▶ [What needs to be done]: In the records below, find the line containing "Convert this chart to matplotlib code." and the line containing "plt.rcParams['font.family'] = ['Open". Give again exactly those lines and every line between them, omitting the pictures.

** BEGIN Listed entries **

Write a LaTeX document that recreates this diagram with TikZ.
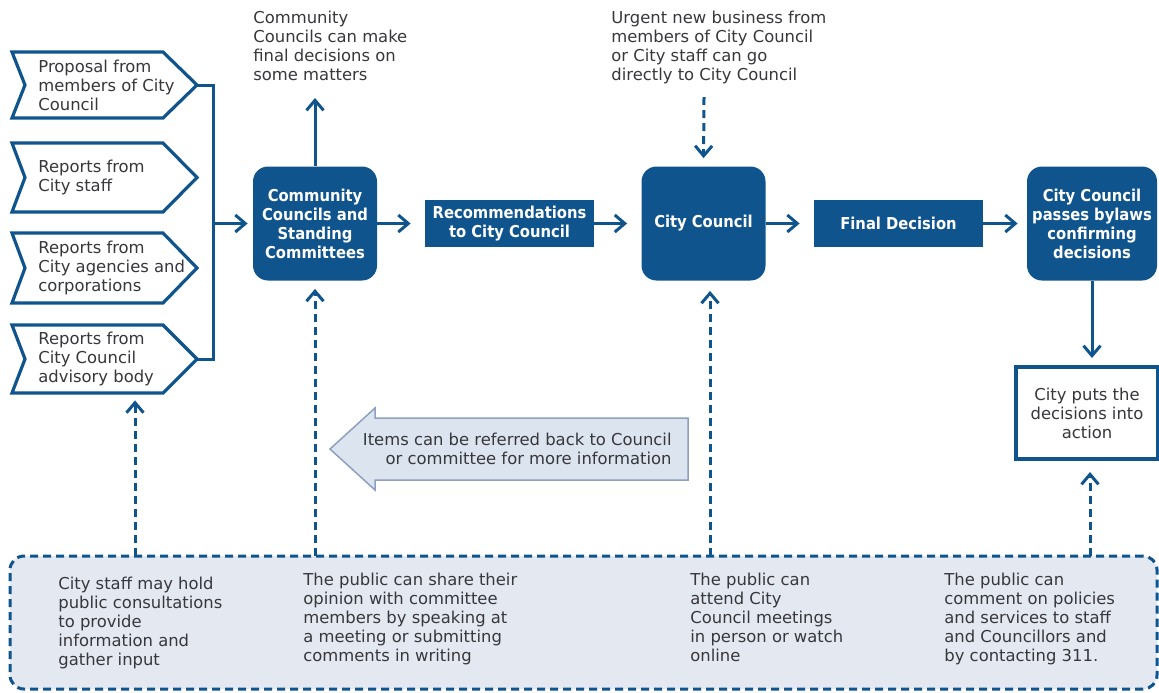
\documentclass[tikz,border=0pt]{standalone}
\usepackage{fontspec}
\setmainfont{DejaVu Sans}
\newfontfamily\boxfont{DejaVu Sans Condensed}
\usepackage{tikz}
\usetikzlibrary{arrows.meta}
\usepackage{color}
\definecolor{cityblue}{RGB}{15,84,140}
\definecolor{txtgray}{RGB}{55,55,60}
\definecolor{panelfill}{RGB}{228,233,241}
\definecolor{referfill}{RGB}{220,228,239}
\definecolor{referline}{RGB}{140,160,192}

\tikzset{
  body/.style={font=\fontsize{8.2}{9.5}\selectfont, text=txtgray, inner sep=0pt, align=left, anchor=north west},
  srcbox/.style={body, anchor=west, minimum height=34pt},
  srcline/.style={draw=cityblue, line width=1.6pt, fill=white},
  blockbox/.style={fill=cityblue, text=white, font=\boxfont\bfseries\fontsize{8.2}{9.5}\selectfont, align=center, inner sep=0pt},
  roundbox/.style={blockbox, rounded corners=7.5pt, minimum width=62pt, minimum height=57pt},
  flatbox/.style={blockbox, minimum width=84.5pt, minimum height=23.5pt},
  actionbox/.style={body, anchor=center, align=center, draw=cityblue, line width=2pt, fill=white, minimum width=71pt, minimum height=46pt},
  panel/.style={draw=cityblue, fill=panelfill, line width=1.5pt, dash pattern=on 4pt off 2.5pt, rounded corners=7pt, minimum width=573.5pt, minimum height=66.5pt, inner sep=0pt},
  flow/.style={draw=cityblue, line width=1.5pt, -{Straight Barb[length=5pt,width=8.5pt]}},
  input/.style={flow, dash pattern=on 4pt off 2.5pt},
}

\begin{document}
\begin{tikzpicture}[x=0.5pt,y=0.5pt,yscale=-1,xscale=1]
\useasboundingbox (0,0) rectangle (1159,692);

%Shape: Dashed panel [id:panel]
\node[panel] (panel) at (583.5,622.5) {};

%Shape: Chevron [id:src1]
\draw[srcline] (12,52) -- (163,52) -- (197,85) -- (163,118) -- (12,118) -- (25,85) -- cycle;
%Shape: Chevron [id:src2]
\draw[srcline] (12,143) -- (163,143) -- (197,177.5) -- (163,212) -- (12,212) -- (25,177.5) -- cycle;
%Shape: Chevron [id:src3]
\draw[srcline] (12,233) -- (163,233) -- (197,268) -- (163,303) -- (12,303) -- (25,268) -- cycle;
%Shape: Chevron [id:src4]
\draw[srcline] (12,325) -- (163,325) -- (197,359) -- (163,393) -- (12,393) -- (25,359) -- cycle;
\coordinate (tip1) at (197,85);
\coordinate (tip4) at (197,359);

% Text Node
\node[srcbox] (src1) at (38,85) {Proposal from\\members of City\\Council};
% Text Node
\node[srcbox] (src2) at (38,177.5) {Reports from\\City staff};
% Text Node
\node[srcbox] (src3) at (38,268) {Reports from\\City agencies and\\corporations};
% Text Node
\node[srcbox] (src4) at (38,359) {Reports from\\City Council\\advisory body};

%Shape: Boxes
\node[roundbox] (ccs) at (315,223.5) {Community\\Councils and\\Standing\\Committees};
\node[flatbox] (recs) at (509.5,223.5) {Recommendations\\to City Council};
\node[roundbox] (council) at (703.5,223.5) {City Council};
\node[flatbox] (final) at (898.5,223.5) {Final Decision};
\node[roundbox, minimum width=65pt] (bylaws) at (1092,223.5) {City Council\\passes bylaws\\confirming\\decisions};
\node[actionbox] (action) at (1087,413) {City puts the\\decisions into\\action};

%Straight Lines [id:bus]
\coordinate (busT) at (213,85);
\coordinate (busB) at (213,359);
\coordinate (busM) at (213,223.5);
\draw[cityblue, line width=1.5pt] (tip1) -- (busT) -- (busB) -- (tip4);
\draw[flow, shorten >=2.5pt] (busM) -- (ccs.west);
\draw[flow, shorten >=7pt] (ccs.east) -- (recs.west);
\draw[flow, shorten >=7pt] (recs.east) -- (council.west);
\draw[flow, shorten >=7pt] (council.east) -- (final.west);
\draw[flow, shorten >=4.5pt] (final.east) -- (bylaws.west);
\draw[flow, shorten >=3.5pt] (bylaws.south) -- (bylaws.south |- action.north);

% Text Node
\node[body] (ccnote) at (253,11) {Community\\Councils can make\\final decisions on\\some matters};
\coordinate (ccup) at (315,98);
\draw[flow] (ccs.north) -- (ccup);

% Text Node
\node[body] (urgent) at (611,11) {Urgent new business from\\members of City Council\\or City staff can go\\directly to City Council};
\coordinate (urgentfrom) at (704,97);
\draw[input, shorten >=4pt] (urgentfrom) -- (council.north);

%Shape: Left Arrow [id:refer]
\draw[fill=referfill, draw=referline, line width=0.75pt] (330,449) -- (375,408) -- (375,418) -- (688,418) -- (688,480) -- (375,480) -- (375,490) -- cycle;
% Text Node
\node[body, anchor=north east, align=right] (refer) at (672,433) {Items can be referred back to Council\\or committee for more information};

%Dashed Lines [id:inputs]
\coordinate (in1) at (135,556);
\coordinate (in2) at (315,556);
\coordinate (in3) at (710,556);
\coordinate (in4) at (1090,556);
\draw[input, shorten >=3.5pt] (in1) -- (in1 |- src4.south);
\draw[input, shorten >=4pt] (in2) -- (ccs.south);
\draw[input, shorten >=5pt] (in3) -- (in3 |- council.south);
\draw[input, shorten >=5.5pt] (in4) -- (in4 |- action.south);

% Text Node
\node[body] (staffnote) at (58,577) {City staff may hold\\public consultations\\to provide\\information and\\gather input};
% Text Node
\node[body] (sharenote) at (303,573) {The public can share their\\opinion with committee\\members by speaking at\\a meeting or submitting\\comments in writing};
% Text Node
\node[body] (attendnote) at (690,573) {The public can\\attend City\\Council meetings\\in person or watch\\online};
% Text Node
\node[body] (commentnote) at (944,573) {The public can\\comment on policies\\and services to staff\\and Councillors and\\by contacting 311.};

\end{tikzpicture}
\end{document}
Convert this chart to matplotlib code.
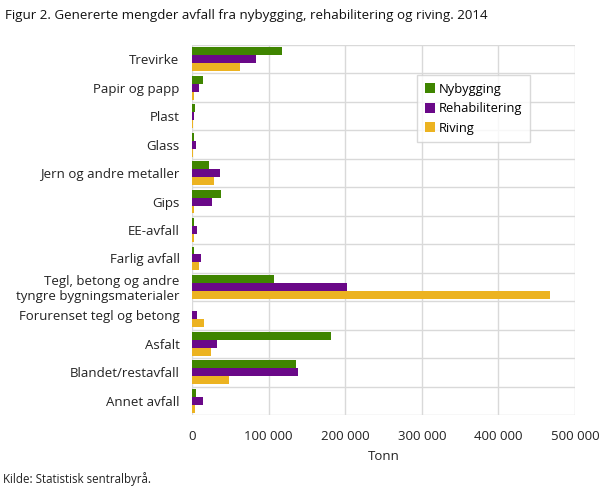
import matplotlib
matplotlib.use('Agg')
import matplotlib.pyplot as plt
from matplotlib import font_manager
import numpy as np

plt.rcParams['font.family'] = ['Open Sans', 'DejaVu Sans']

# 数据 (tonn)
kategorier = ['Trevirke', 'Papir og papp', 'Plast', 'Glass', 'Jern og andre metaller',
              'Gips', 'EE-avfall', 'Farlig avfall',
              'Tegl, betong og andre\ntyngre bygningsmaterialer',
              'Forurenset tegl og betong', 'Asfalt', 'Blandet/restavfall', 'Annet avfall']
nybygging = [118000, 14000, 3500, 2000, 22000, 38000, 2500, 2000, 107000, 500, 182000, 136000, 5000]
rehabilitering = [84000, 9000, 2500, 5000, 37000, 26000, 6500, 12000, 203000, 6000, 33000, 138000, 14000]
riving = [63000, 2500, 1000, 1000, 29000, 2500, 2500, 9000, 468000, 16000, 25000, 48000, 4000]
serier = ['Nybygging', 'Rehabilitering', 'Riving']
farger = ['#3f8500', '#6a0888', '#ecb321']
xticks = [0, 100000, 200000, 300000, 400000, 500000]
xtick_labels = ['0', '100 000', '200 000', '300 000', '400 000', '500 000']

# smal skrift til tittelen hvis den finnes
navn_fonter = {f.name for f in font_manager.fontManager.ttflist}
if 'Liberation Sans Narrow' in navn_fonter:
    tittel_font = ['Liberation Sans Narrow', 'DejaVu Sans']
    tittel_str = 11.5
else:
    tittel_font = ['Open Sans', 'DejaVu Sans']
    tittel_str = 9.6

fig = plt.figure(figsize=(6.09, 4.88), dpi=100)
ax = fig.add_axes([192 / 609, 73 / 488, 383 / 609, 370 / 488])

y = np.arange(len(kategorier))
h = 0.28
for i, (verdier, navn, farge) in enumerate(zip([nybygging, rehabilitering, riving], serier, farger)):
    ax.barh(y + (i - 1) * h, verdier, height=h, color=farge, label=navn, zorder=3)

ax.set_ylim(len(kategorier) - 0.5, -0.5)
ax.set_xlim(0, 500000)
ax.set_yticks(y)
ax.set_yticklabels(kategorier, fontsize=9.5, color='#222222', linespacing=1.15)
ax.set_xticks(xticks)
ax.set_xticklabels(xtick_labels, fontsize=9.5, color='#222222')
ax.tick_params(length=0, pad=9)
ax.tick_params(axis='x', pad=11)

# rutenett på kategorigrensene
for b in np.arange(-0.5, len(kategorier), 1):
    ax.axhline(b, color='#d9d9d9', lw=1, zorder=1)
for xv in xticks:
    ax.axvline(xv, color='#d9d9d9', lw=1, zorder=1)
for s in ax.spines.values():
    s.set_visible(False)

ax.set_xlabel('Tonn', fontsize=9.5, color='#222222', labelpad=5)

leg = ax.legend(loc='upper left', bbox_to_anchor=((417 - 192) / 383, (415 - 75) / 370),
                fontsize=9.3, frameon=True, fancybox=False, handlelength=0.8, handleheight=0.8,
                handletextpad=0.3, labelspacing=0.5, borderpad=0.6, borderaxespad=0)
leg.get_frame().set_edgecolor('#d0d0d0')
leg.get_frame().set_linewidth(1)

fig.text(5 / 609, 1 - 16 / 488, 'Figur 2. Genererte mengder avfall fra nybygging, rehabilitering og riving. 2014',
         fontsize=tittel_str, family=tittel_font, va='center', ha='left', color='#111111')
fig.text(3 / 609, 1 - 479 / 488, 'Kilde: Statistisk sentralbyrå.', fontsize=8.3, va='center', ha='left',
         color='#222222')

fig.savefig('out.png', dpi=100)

** END Listed entries **

▶ [Solution]:
Convert this chart to matplotlib code.
import matplotlib
matplotlib.use('Agg')
import matplotlib.pyplot as plt
from matplotlib import font_manager
import numpy as np

plt.rcParams['font.family'] = ['Open Sans', 'DejaVu Sans']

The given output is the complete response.